Most users and managers prefer the default permit stance. They tend to assume that everything will be, by default, permitted, and that certain specific, troublesome actions and services will then be prohibited as necessary. For example:
NFS is not permitted across the firewall.
WWW access is restricted to users who have received awareness training about its security problems.
Users are not allowed to set up unauthorized servers.
They want you to tell them what's dangerous; to itemize those few (they think) things that they can't do, and to let them do everything else. This is definitely not a fail-safe stance.
First, it assumes that you know ahead of time precisely what the specific dangers are, how to explain them so users will understand them, and how to guard against them. Trying to guess what dangers might be in a system or out there on the Internet is essentially an impossible task. There are simply too many possible problems, and too much information (e.g., new security holes, new exploitations of old holes, etc.) to be able to keep up to date. If you don't know that something is a problem, it won't be on your "prohibited" list. In that case, it will go right on being a problem until you notice it and you'll probably notice it because somebody takes advantage of it.
Second, the default permit stance tends to degenerate into an escalating "arms race" between the firewall maintainer and the users. The maintainer prepares defenses against user action or inaction (or, he just keeps saying, "Don't do that!"); the users come up with fascinating new and insecure ways of doing things; and the process repeats, again and again. The maintainer is forever playing catch up. Inevitably, there are going to be periods of vulnerability between the time that a system is set up, the time that a security problem is discovered, and the time that the maintainer is able to respond to the problem. No matter how vigilant and cooperative everyone may be, some things are going to fall through the cracks forever: because the maintainer has never heard about them, because he has never realized the full security consequences; or because he just plain hasn't had time to work on the problem.

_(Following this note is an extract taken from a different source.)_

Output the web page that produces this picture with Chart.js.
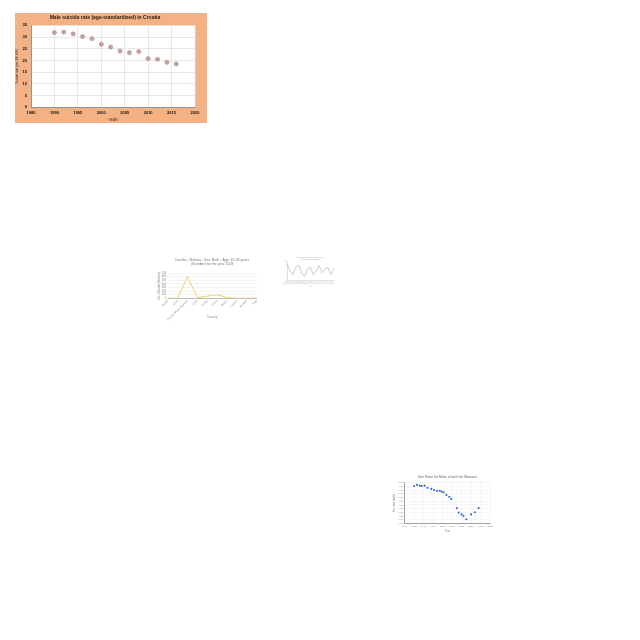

About the only people who benefit from the default permit stance are potential attackers, because the firewall maintainer can't possibly close all the holes, is forever stuck in "fire fighting" mode, and is likely to be far too busy to notice an attacker's activities.
For example, consider the problem of sharing files with collaborators at another site. Your users' first idea will probably be to use the same tool that they use to share files internally - NFS. The problem is, NFS is completely unsafe to allow across a firewall (for reasons discussed in Chapter 2, Internet Services and Chapter 8, Configuring Internet Services). Suppose that your stance is a permissive one, and you haven't specifically told your users that it's not safe to run NFS across your firewall (or even if you have told them, but don't remember or don't care). In this case, you're probably going to find yourself running NFS across your firewall because it seemed like a good idea to somebody who didn't understand (or care about) the security issues. If your stance is default deny, on the other hand, your users' attempts to set up NFS will fail. You'll need to explain why to them, suggest alternatives that are more secure (such as FTP), and look for ways to make those more secure alternatives easier to use without sacrificing security.